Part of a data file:
——————
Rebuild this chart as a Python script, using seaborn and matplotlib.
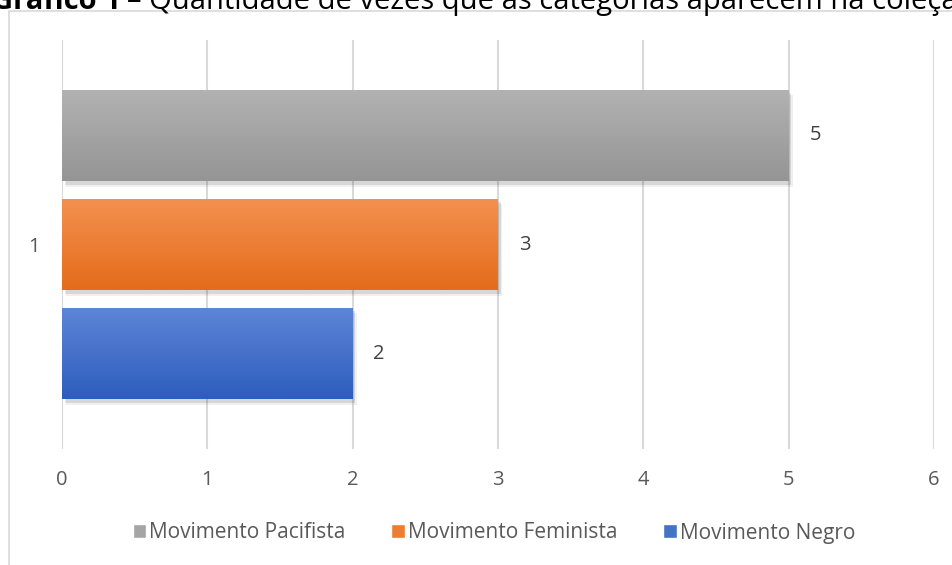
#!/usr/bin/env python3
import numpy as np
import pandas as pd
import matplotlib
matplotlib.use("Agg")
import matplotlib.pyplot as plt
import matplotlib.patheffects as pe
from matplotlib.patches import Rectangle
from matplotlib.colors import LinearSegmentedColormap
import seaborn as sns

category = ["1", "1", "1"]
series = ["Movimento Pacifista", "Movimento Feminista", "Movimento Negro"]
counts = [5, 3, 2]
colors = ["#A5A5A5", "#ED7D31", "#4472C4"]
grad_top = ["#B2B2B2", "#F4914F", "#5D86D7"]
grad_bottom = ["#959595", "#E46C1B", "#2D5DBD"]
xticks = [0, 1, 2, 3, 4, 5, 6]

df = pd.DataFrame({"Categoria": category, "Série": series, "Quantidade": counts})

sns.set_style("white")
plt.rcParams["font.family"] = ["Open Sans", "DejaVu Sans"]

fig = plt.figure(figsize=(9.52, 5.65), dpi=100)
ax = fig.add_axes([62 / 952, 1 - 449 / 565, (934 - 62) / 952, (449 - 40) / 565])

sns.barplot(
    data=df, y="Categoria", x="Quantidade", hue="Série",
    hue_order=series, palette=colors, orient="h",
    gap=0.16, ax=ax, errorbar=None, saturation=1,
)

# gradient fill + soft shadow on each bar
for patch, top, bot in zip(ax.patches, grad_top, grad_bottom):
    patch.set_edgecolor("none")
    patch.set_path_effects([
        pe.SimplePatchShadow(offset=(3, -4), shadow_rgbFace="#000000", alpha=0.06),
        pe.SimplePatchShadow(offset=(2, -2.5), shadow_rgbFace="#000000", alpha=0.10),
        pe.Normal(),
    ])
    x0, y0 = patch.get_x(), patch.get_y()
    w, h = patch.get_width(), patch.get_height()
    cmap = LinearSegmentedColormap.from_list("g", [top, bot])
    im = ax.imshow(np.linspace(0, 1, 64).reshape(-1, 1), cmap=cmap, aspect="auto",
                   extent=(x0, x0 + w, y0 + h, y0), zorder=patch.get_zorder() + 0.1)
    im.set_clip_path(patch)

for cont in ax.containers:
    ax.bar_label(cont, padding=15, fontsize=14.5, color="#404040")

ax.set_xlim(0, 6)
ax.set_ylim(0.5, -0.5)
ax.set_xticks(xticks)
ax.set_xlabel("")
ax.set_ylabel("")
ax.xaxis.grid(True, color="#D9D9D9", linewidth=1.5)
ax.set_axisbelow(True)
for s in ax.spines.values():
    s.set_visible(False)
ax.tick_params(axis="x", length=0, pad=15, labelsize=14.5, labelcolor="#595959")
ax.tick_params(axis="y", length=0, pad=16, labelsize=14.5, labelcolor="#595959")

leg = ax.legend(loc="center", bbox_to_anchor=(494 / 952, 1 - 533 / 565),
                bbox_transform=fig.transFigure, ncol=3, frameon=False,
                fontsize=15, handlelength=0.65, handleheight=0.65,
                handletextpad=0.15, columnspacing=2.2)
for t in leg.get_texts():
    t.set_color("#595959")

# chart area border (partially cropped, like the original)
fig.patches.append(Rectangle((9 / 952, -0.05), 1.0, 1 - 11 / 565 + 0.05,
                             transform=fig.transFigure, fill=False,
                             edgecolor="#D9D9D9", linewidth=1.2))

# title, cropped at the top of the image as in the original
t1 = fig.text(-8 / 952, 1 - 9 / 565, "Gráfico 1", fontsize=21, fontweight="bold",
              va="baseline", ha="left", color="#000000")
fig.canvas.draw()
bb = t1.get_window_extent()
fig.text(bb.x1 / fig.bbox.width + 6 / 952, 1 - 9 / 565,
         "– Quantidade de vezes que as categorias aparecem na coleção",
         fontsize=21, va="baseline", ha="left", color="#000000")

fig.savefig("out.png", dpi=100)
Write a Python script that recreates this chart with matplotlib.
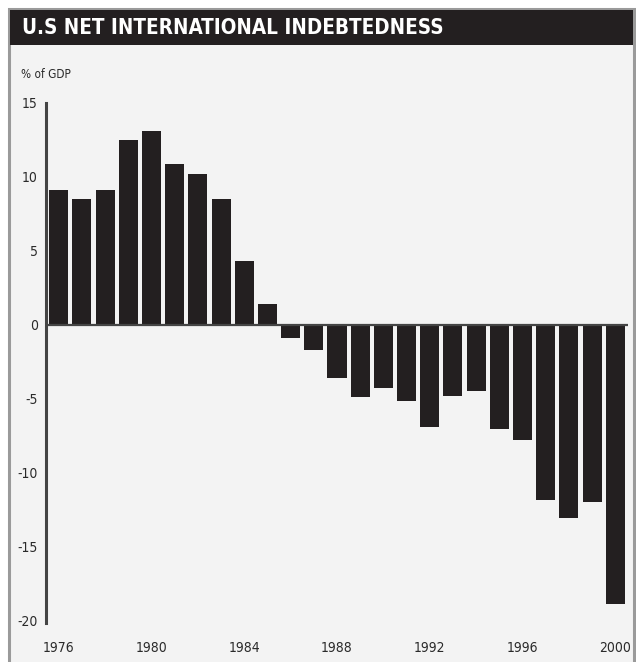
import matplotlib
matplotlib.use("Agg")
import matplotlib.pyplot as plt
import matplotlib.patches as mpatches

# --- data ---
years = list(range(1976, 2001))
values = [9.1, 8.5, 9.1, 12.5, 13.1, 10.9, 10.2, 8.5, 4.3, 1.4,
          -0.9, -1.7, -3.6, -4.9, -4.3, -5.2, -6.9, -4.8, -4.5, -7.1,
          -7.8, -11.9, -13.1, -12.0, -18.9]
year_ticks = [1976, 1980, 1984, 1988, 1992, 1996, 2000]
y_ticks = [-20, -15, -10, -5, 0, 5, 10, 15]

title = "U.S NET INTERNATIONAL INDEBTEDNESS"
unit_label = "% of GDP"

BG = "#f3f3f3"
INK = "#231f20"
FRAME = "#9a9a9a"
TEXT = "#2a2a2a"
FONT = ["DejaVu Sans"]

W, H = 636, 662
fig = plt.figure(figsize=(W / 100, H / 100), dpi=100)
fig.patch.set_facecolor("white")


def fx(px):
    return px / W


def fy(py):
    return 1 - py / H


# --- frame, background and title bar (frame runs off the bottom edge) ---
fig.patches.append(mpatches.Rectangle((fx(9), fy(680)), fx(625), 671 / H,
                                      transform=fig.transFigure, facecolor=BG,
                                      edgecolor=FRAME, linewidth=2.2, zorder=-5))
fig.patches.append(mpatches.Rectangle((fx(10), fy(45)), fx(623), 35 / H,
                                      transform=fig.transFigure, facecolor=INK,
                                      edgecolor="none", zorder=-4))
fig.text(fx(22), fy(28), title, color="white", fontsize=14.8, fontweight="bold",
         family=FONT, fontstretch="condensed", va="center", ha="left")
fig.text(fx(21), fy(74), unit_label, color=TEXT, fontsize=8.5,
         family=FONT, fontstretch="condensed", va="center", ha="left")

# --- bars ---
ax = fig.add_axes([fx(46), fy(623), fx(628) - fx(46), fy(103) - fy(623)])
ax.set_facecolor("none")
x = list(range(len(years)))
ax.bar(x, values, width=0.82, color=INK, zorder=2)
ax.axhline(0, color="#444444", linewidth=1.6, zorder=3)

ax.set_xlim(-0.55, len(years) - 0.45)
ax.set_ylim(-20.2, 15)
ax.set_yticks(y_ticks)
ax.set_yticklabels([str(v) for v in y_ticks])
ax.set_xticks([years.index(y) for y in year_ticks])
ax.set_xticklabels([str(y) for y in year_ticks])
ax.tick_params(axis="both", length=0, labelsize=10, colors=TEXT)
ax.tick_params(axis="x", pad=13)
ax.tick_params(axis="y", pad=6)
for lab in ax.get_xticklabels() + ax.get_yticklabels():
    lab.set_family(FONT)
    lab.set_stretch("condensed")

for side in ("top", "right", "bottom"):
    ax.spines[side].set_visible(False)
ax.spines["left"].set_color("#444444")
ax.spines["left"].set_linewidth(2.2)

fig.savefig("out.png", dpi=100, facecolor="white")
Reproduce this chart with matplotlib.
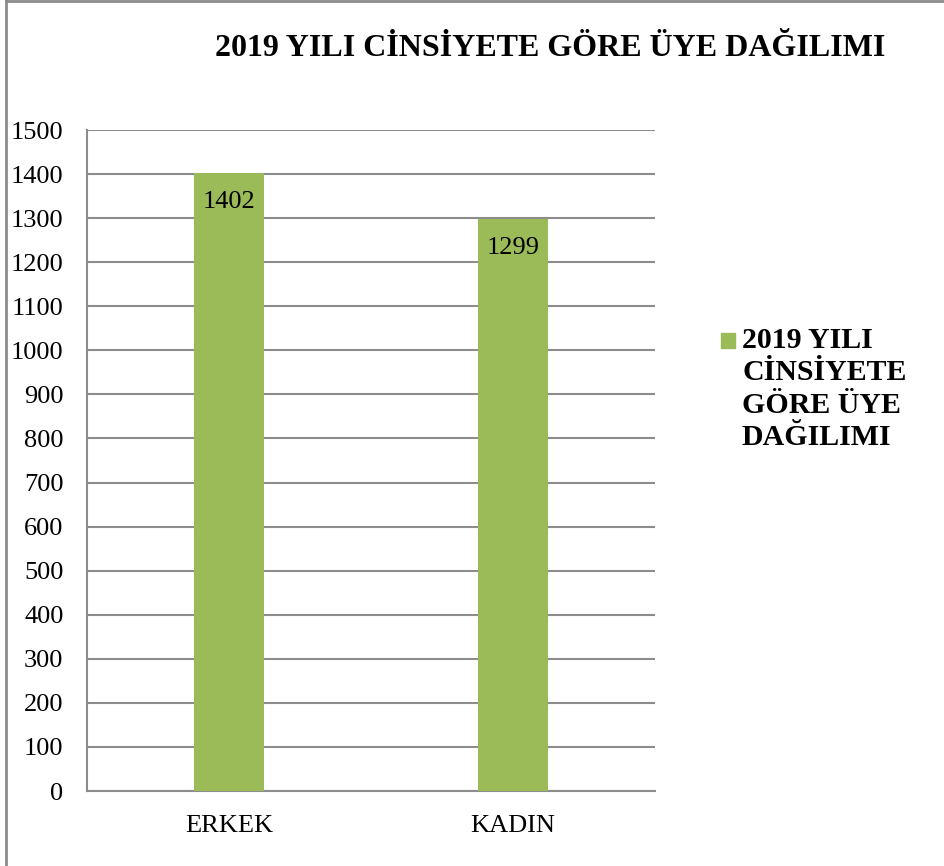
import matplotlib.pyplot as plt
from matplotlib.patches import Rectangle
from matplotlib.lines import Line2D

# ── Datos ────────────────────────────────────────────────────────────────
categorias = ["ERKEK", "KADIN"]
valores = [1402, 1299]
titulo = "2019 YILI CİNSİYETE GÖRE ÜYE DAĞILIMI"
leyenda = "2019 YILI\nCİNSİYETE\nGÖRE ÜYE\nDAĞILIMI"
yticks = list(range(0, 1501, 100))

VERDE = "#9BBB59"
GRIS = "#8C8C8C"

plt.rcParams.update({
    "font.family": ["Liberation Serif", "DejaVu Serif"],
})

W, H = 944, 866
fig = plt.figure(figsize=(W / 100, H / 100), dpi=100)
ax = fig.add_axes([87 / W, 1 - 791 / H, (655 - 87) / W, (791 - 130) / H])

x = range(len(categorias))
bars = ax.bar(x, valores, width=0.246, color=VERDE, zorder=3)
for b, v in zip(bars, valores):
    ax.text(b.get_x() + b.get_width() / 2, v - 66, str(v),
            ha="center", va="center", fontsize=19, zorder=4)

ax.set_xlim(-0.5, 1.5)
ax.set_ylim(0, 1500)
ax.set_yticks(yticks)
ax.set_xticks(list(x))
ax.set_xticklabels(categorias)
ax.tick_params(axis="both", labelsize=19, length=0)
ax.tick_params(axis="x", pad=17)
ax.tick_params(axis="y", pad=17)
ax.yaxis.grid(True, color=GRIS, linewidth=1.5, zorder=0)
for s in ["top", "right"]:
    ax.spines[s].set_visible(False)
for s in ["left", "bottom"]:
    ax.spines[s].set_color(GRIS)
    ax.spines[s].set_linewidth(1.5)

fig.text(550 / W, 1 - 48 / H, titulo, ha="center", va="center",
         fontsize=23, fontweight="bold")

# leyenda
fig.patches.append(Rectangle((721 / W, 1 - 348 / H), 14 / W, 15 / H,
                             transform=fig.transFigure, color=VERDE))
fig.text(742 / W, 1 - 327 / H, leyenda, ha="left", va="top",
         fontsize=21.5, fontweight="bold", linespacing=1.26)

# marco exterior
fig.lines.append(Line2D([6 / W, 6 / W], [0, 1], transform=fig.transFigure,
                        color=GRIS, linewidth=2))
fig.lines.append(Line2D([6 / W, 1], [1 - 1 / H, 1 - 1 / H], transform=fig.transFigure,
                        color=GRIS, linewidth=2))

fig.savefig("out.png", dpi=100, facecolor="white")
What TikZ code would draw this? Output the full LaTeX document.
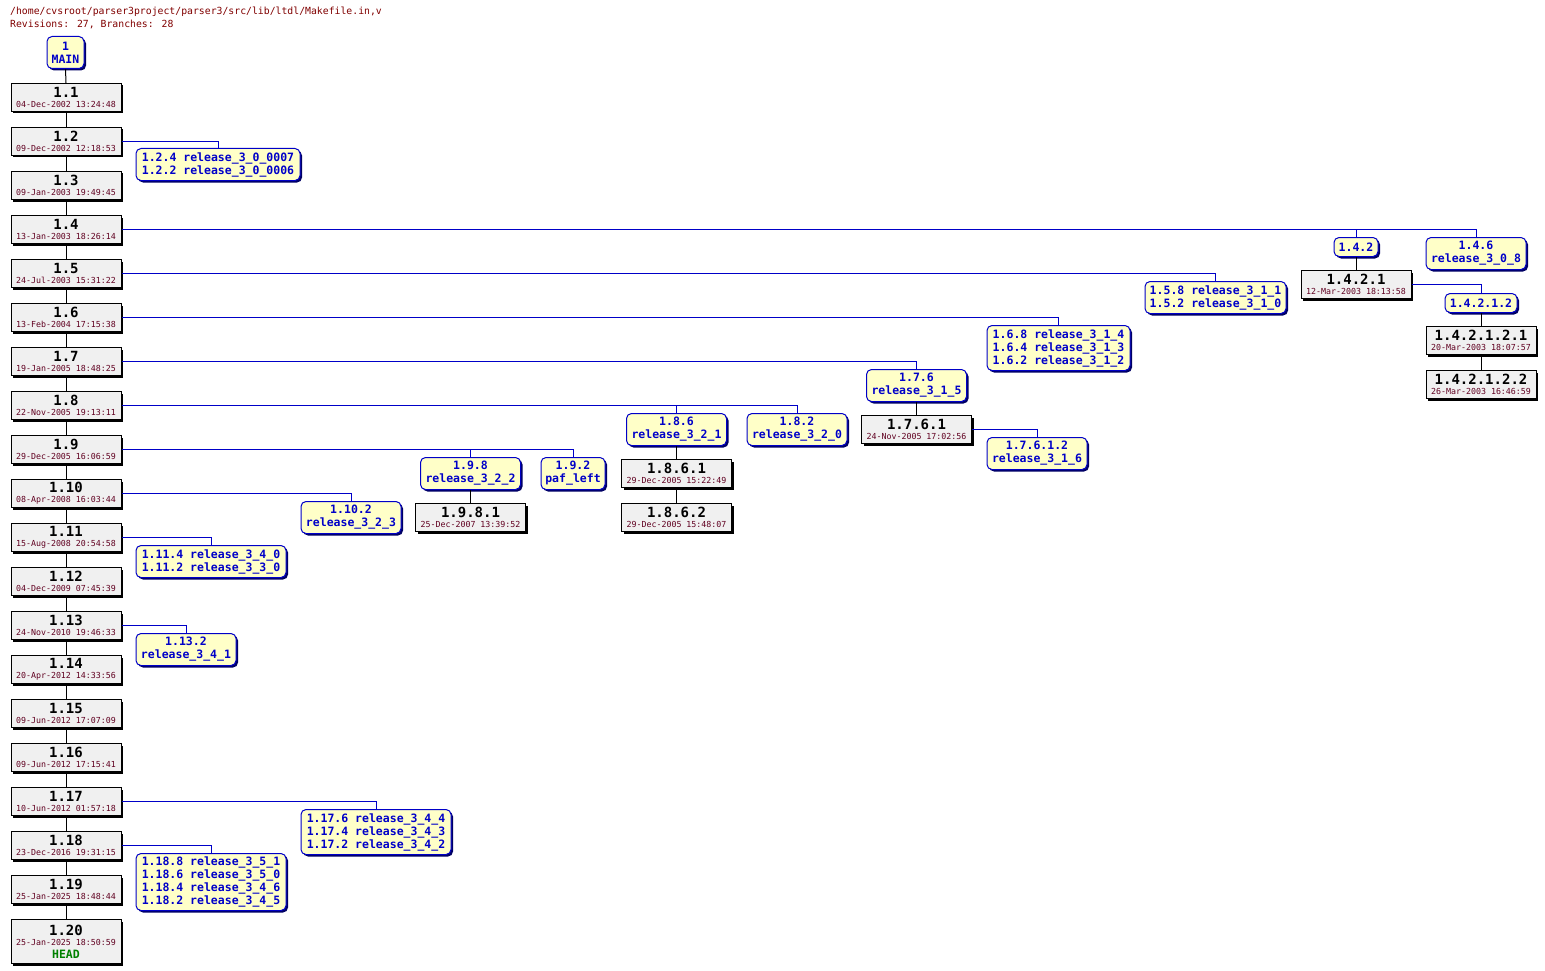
——————
Task goal
Give again, please, precisely the lines that begin the records and run through the line with "import seaborn as sns" in it, keeping both end lines and dropping any pictures.

Task result
Rebuild this chart as a Python script, using seaborn and matplotlib.
#!/usr/bin/env python3
import numpy as np
import pandas as pd
import matplotlib
matplotlib.use("Agg")
import matplotlib.pyplot as plt
import matplotlib.patheffects as pe
from matplotlib.patches import Rectangle
from matplotlib.colors import LinearSegmentedColormap
import seaborn as sns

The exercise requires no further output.